## RAW DATA
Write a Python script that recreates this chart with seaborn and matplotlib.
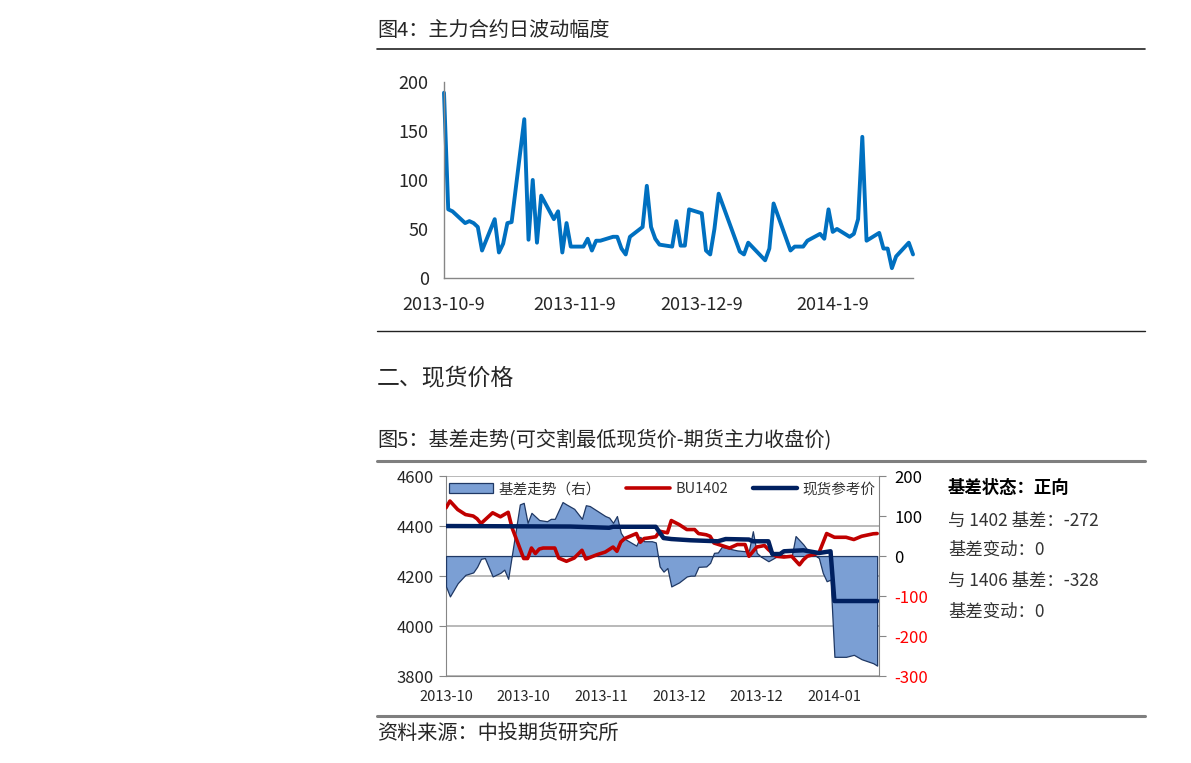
import pandas as pd
import matplotlib
matplotlib.use('Agg')
import matplotlib.pyplot as plt
import seaborn as sns
from matplotlib.lines import Line2D
from matplotlib.patches import Patch

#%%
# fig 4 - daily range of main contract
vol_dates = ['2013-10-09', '2013-10-10', '2013-10-11', '2013-10-14', '2013-10-15', '2013-10-16',
             '2013-10-17', '2013-10-18', '2013-10-21', '2013-10-22', '2013-10-23', '2013-10-24',
             '2013-10-25', '2013-10-28', '2013-10-29', '2013-10-30', '2013-10-31', '2013-11-01',
             '2013-11-04', '2013-11-05', '2013-11-06', '2013-11-07', '2013-11-08', '2013-11-11',
             '2013-11-12', '2013-11-13', '2013-11-14', '2013-11-15', '2013-11-18', '2013-11-19',
             '2013-11-20', '2013-11-21', '2013-11-22', '2013-11-25', '2013-11-26', '2013-11-27',
             '2013-11-28', '2013-11-29', '2013-12-02', '2013-12-03', '2013-12-04', '2013-12-05',
             '2013-12-06', '2013-12-09', '2013-12-10', '2013-12-11', '2013-12-12', '2013-12-13',
             '2013-12-18', '2013-12-19', '2013-12-20', '2013-12-24', '2013-12-25', '2013-12-26',
             '2013-12-30', '2013-12-31', '2014-01-02', '2014-01-03', '2014-01-06', '2014-01-07',
             '2014-01-08', '2014-01-09', '2014-01-10', '2014-01-13', '2014-01-14', '2014-01-15',
             '2014-01-16', '2014-01-17', '2014-01-20', '2014-01-21', '2014-01-22', '2014-01-23',
             '2014-01-24', '2014-01-27', '2014-01-28']
vol_values = [189, 70, 68, 56, 58, 56,
              52, 28, 60, 26, 35, 56,
              57, 162, 39, 100, 36, 84,
              60, 68, 26, 56, 32, 32,
              40, 28, 38, 38, 42, 42,
              30, 24, 42, 52, 94, 52,
              40, 34, 32, 58, 33, 33,
              70, 66, 28, 24, 50, 86,
              27, 24, 36, 18, 30, 76,
              28, 32, 32, 38, 45, 40,
              70, 47, 50, 42, 45, 60,
              144, 38, 46, 30, 30, 10,
              22, 36, 24]
vol_ticks = ['2013-10-09', '2013-11-09', '2013-12-09', '2014-01-09']
vol_ticklabels = ['2013-10-9', '2013-11-9', '2013-12-9', '2014-1-9']

#%%
# fig 5 - basis, days counted from 2013-10-09
start = '2013-10-09'
fut_day = [0, 1, 3, 5, 7, 8, 9, 12, 14, 16, 17, 20, 21, 22, 23, 24, 25, 28, 29, 31,
           33, 35, 36, 39, 41, 42, 43, 44, 45, 46, 49, 50, 51, 52, 54, 55, 57, 58, 60, 62,
           64, 65, 67, 68, 69, 71, 73, 75, 77, 78, 80, 82, 83, 85, 87, 89, 91, 92, 93, 96,
           98, 100, 103, 105, 107, 110, 111]
fut_price = [4473, 4500, 4466, 4446, 4440, 4429, 4410, 4453, 4437, 4455, 4393, 4270, 4270, 4312, 4290, 4308, 4312, 4312, 4272, 4259,
             4272, 4303, 4268, 4286, 4296, 4306, 4316, 4299, 4336, 4350, 4370, 4335, 4350, 4352, 4357, 4379, 4373, 4422, 4406, 4386,
             4386, 4370, 4365, 4359, 4332, 4322, 4312, 4326, 4326, 4279, 4316, 4322, 4306, 4279, 4276, 4279, 4245, 4265, 4279, 4292,
             4370, 4355, 4355, 4346, 4359, 4369, 4370]
spot_day = [0, 32, 42, 43, 54, 56, 58, 63, 70, 72, 78, 79, 83, 84, 86, 87, 92, 96, 99, 100, 111]
spot_price = [4400, 4398, 4393, 4397, 4397, 4352, 4348, 4343, 4339, 4348, 4346, 4339, 4339, 4288, 4288, 4299, 4303, 4292, 4299, 4100, 4100]
basis_day = [0, 1, 3, 5, 7, 8, 9, 10, 12, 14, 15, 16, 19, 20, 21, 22, 24, 26, 27, 28,
             30, 31, 33, 35, 36, 37, 41, 42, 43, 44, 45, 46, 49, 50, 51, 53, 54, 55, 56, 57,
             58, 60, 62, 63, 64, 65, 67, 68, 69, 70, 71, 74, 75, 77, 78, 79, 80, 81, 83, 85,
             87, 89, 90, 92, 93, 96, 97, 98, 99, 100, 103, 105, 107, 110, 111]
basis = [-76, -101, -68, -47, -41, -27, -7, -5, -51, -42, -34, -57, 129, 133, 83, 108, 90, 87, 93, 93,
         135, 129, 118, 93, 127, 125, 100, 96, 83, 100, 58, 43, 26, 48, 37, 37, 34, -26, -39, -30,
         -76, -66, -51, -49, -49, -27, -26, -17, 8, 9, 23, 16, 14, 12, 14, 62, 8, -1, -13, -2,
         3, -1, 50, 29, 16, -5, -42, -63, -59, -252, -252, -247, -258, -268, -274]
basis_tick_day = [0, 20, 40, 60, 80, 100]
basis_ticklabels = ['2013-10', '2013-10', '2013-11', '2013-12', '2013-12', '2014-01']

status_lines = ['基差状态：正向', '与 1402 基差：-272', '基差变动：0', '与 1406 基差：-328', '基差变动：0']

#%%
sns.set_style('white')
plt.rcParams['font.family'] = ['Noto Sans CJK SC', 'DejaVu Sans']
plt.rcParams['axes.unicode_minus'] = False

fig = plt.figure(figsize=(11.91, 7.63), dpi=100)
grey = '#868686'

# page texts and rules
fig.text(0.3166, 0.9594, '图4：主力合约日波动幅度', fontsize=14.5, va='center', ha='left')
fig.add_artist(Line2D([0.3166, 0.9614], [0.9358, 0.9358], color='#222222', lw=1.2))
fig.add_artist(Line2D([0.3166, 0.9614], [0.5662, 0.5662], color='#222222', lw=1.0))
fig.text(0.3166, 0.5033, '二、现货价格', fontsize=16.5, va='center', ha='left')
fig.text(0.3166, 0.4220, '图5：基差走势(可交割最低现货价-期货主力收盘价)', fontsize=14.5, va='center', ha='left')
fig.add_artist(Line2D([0.3166, 0.9614], [0.3958, 0.3958], color='#7f7f7f', lw=2.2))
fig.add_artist(Line2D([0.3166, 0.9614], [0.0616, 0.0616], color='#7f7f7f', lw=2.2))
fig.text(0.3166, 0.0393, '资料来源：中投期货研究所', fontsize=14.5, va='center', ha='left')

#%%
# fig 4
ax1 = fig.add_axes([0.3728, 0.6357, 0.3938, 0.2569])
sns.lineplot(x=pd.to_datetime(vol_dates), y=vol_values, ax=ax1, color='#0070C0', linewidth=2.8, clip_on=False)
ax1.set_xlim(pd.Timestamp('2013-10-09'), pd.Timestamp('2014-01-28'))
ax1.set_ylim(0, 200)
ax1.set_yticks([0, 50, 100, 150, 200])
ax1.set_xticks(pd.to_datetime(vol_ticks))
ax1.set_xticklabels(vol_ticklabels)
ax1.set(xlabel='', ylabel='')
for s in ['top', 'right']:
    ax1.spines[s].set_visible(False)
for s in ['left', 'bottom']:
    ax1.spines[s].set_color(grey)
    ax1.spines[s].set_linewidth(1.0)
ax1.tick_params(axis='both', direction='out', length=4, color=grey, labelsize=13, pad=7)
ax1.tick_params(axis='x', pad=9)

#%%
# fig 5
t0 = pd.Timestamp(start)
fut_x = t0 + pd.to_timedelta(fut_day, unit='D')
spot_x = t0 + pd.to_timedelta(spot_day, unit='D')
basis_x = t0 + pd.to_timedelta(basis_day, unit='D')

axg = fig.add_axes([0.3745, 0.1140, 0.3636, 0.2621])
axb = axg.twinx()
axp = axg.twinx()

axb.fill_between(basis_x, basis, 0, facecolor='#7B9FD4', edgecolor='#1F3864', linewidth=0.9)
sns.lineplot(x=fut_x, y=fut_price, ax=axp, color='#C00000', linewidth=2.6)
sns.lineplot(x=spot_x, y=spot_price, ax=axp, color='#002060', linewidth=3.2)

axg.set_ylim(3800, 4600)
axp.set_ylim(3800, 4600)
axb.set_ylim(-300, 200)
axg.set_yticks([3800, 4000, 4200, 4400, 4600])
axb.set_yticks([-300, -200, -100, 0, 100, 200])
axg.set_xlim(t0, t0 + pd.Timedelta(days=111.5))
axg.set_xticks(t0 + pd.to_timedelta(basis_tick_day, unit='D'))
axg.set_xticklabels(basis_ticklabels)
axg.yaxis.grid(True, color='#a6a6a6', linewidth=1.1)
axg.set_axisbelow(True)

axp.set_axis_off()
axp.set(xlabel='', ylabel='')
for s in ['top', 'right']:
    axg.spines[s].set_visible(False)
for s in ['left', 'bottom']:
    axg.spines[s].set_color(grey)
for s in ['top', 'left', 'bottom']:
    axb.spines[s].set_visible(False)
axb.spines['right'].set_color(grey)
axg.tick_params(axis='y', direction='out', length=5, color=grey, labelsize=12, pad=4)
axg.tick_params(axis='x', direction='out', length=5, color=grey, labelsize=10.5, pad=5)
axb.tick_params(axis='y', direction='out', length=5, color=grey, labelsize=12, pad=6)
for lbl, v in zip(axb.get_yticklabels(), [-300, -200, -100, 0, 100, 200]):
    lbl.set_color('red' if v < 0 else 'black')

handles = [Patch(facecolor='#7B9FD4', edgecolor='#1F3864', linewidth=0.9),
           Line2D([], [], color='#C00000', linewidth=2.6),
           Line2D([], [], color='#002060', linewidth=3.2)]
leg = axp.legend(handles, ['基差走势（右）', 'BU1402', '现货参考价'], loc='upper center',
                 bbox_to_anchor=(0.5, 1.035), ncol=3, frameon=False, fontsize=10.5,
                 handlelength=3.0, columnspacing=1.7, handletextpad=0.4)
for txt in leg.get_texts():
    txt.set_color('#333333')

# status text on the right
ys = [0.3604, 0.3172, 0.2792, 0.2386, 0.1980]
for i, (line, y) in enumerate(zip(status_lines, ys)):
    fig.text(0.796, y, line, fontsize=12.5, va='center', ha='left',
             fontweight='bold' if i == 0 else 'normal',
             color='black' if i == 0 else '#333333')

plt.savefig('out.png', dpi=100)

## STATED GOAL
Write out nothing but the lines from the start of the data through the line with "from matplotlib.patches import Patch". Leave out the pictures.

## RIGHT ANSWER
Write a Python script that recreates this chart with seaborn and matplotlib.
import pandas as pd
import matplotlib
matplotlib.use('Agg')
import matplotlib.pyplot as plt
import seaborn as sns
from matplotlib.lines import Line2D
from matplotlib.patches import Patch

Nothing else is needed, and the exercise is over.